Thick sheets of ice now cover a Chicago warehouse building, which burst into flames Tuesday night and reignited early Thursday.
Nearly 200 firefighters had to battle the five-alarm fire, the largest in seven years in the city, in single-digit temperatures with wind chills of more than 15 to 20 degrees below zero from Tuesday night into early Wednesday, which caused large amounts of water from the fire hoses to freeze across the building.
The fire rekindled early Thursday, which forced firefighters to pour more water on the already ice-covered building, according to the Chicago Sun-Times newspaper.

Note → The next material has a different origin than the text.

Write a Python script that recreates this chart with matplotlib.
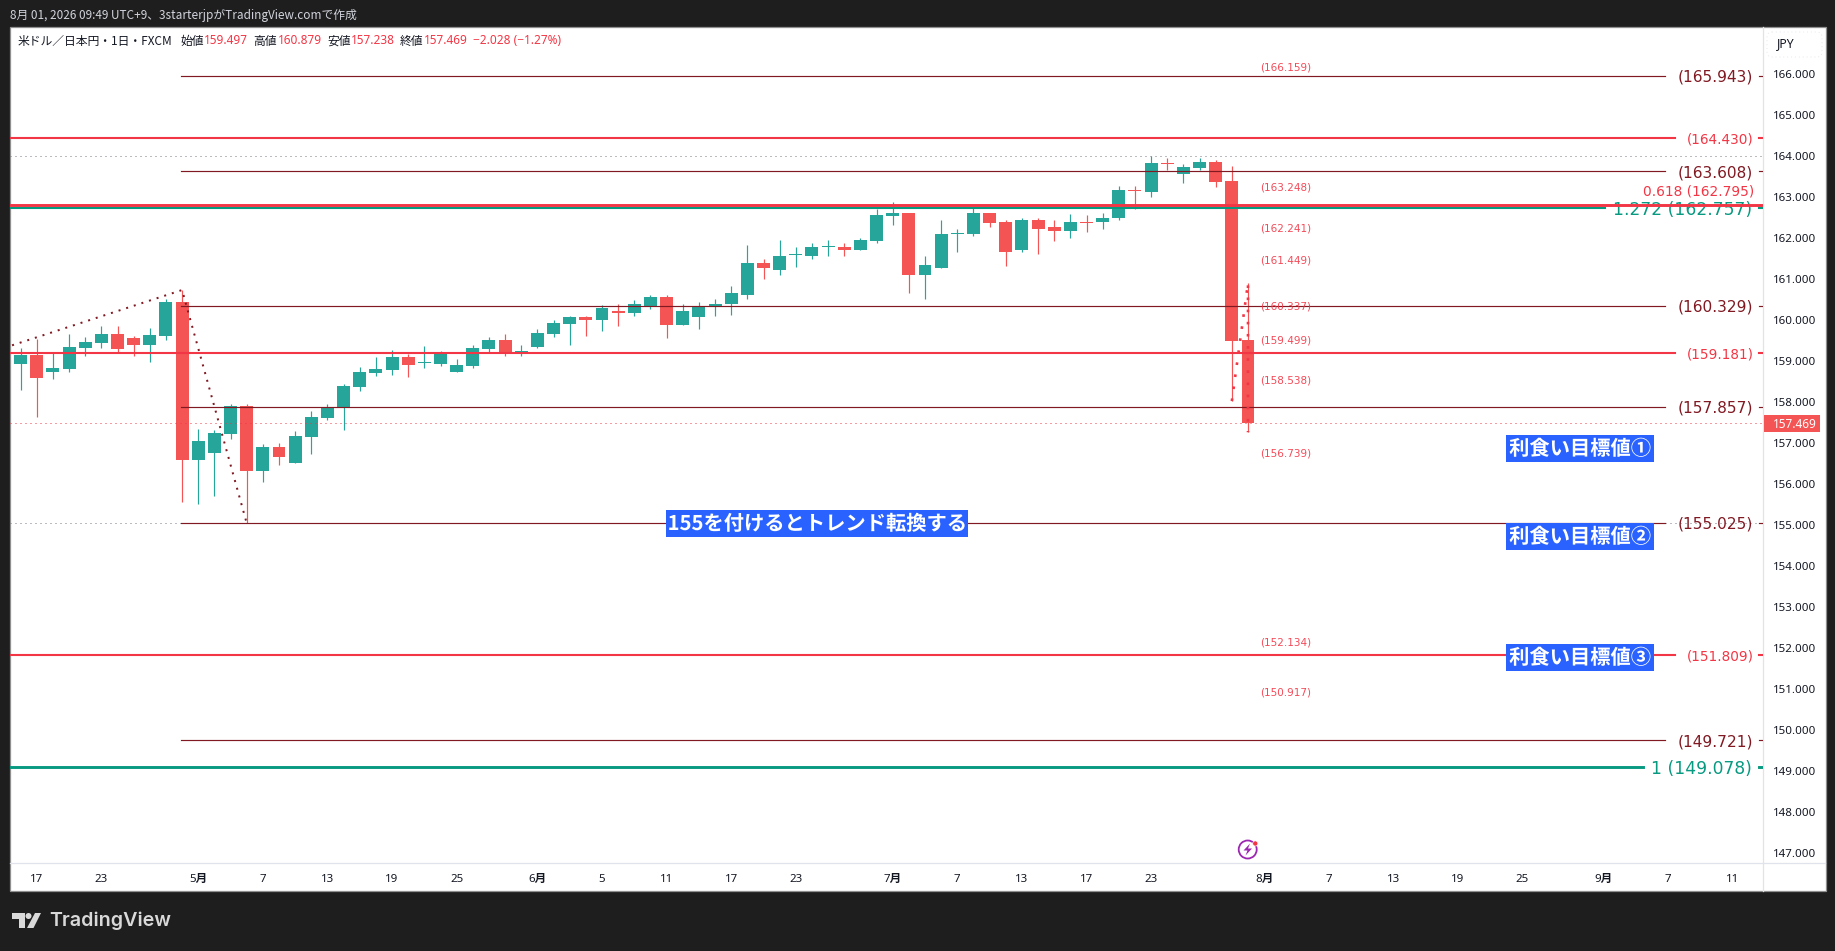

Deputy Fire Commissioner John McNicholas says, “when it gets encrusted in ice, we still have fire underneath that pile. As that fire starts to fester itself, eventually it gets more air and it starts to light up again.”
With eight inches of ice coating the outside of the building and the internal structure damaged by flames, officials say they are concerned the building could collapse under the weight of the ice.
"Things that normally work well in regular, normal, warmer temperatures, when you start to encase them in ice, you can have (problems)," said McNicholas.
The abandoned warehouse at the intersection of 37th and Ashland in Chicago's Bridgeport neighborhood used to be home to a furniture company, but it went out of business 10 years ago.
An arctic airmass, the coldest in nearly two years, settled over the region Saturday night, plunging temperatures well below freezing for daytime highs and nighttime lows.
The temperature on Tuesday fell to one below zero in the city. This was the first temperature below zero for Chicago since Feb. 10, 2011, when the temperature dipped to nine below zero.
Chicago temperatures are forecast to remain below freezing through the upcoming weekend before warmer weather pushes into the region early next week.
The cause of the fire remains under investigation.